Hence, using Camel components within Kafka Connect has a considerable disadvantage: Combining two frameworks with complexities and different design concepts. Just a few examples:
- Kafka world: Partitions, Offsets, Leader and Follower, Key/Value/Header, connectors (based on Kafka Connect), Bootstrap Server, ConsumerRecord, Retention Time, etc.
- Camel world: Routes, RouteBuilder CamelContext, Exchange, Processor, components (Camel connectors), Endpoints, Type Converters, Registry, etc.
Please think twice before mixing two integration tools that are powerful but complex on their own. Getting this running is just one piece of the puzzle (the simple part). Don’t forget end-to-end testing, resiliency, SLAs, support across technologies and APIs. Even buying support for Camel and Kafka from Red Hat (i.e., a single vendor) does not improve this approach.
It is likely better to take the business logic and API calls out of the Camel component and copy it into a Kafka Connect connector template to run the integration natively with only Kafka code.

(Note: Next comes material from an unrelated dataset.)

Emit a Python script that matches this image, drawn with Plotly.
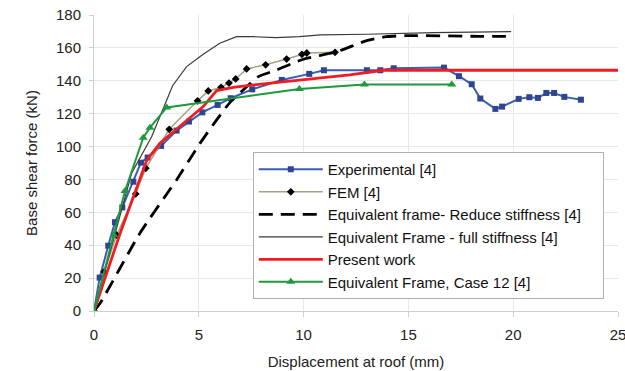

This workaround allows a clean architecture, end-to-end integration with a single framework, a single vendor behind it, and much easier testing / debugging / monitoring.
TL;DR: I recommend only using the “Camel Kafka Connector” sub-project if the following options do not work:
- Use only Apache Camel for application integration
- Leverage Apache Kafka for event streaming and application integration
- Choose separate deployments of Camel and Kafka and use the Camel-Kafka-Bridge
When NOT to use Camel or Kafka at all?
Once again, the easiest way for your evaluation to start is qualifying out tools that do not work to solve the problem.
Both Camel and Kafka are NOT built for the following scenarios:
- A proxy for millions of clients (like mobile apps) – but native proxies (like a REST or MQTT Proxy for Kafka) exist for some use cases.
- An API Management platform – but these tools are usually complementary and used to create life cycle management or monetize APIs deployed with Camel or Kafka.
- A database for complex queries and batch analytics workloads
- an IoT platform with features such as device management – but direct native integration with (some) IoT protocols such as MQTT or OPC-UA is possible and the approach for (some) use cases.
- A technology for hard real-time applications such as safety-critical or deterministic systems – but that’s true for any other IT framework, too. Embedded systems are a different software than Camel or Kafka!
I wrote a very detailed post about this topic from a Kafka perspective. It maps almost 1:1 to the Camel world, too (and any related technology such as Flink, Spark, Pulsar, etc.): “When NOT to use Apache Kafka?”
Apache Camel vs. Apache Kafka – Who is the winner?
Simple answer: Both!
When you compare apples and oranges, you might become happy when you are hungry as both are good to eat. The same is true for Camel and Kafka. Both can do application integration. But they serve very different needs.
Many integration scenarios can use Camel or Kafka.
Camel is the right tool if you need to integrate data within an application context or business unit (with no need for stream processing, true decoupling, replayability, large scale, replication across data centers or cloud regions).
Kafka is the central event-based nervous system across business units, regions, and hybrid clouds. Kafka is all about event streaming. Application integration is just a piece of this puzzle. On the other side, I have seen plenty of integration projects powered by Apache Kafka. It is often replacing other middleware. That’s true for ETL/ESB legacy modernization and in discussions about using a cloud-native iPaaS.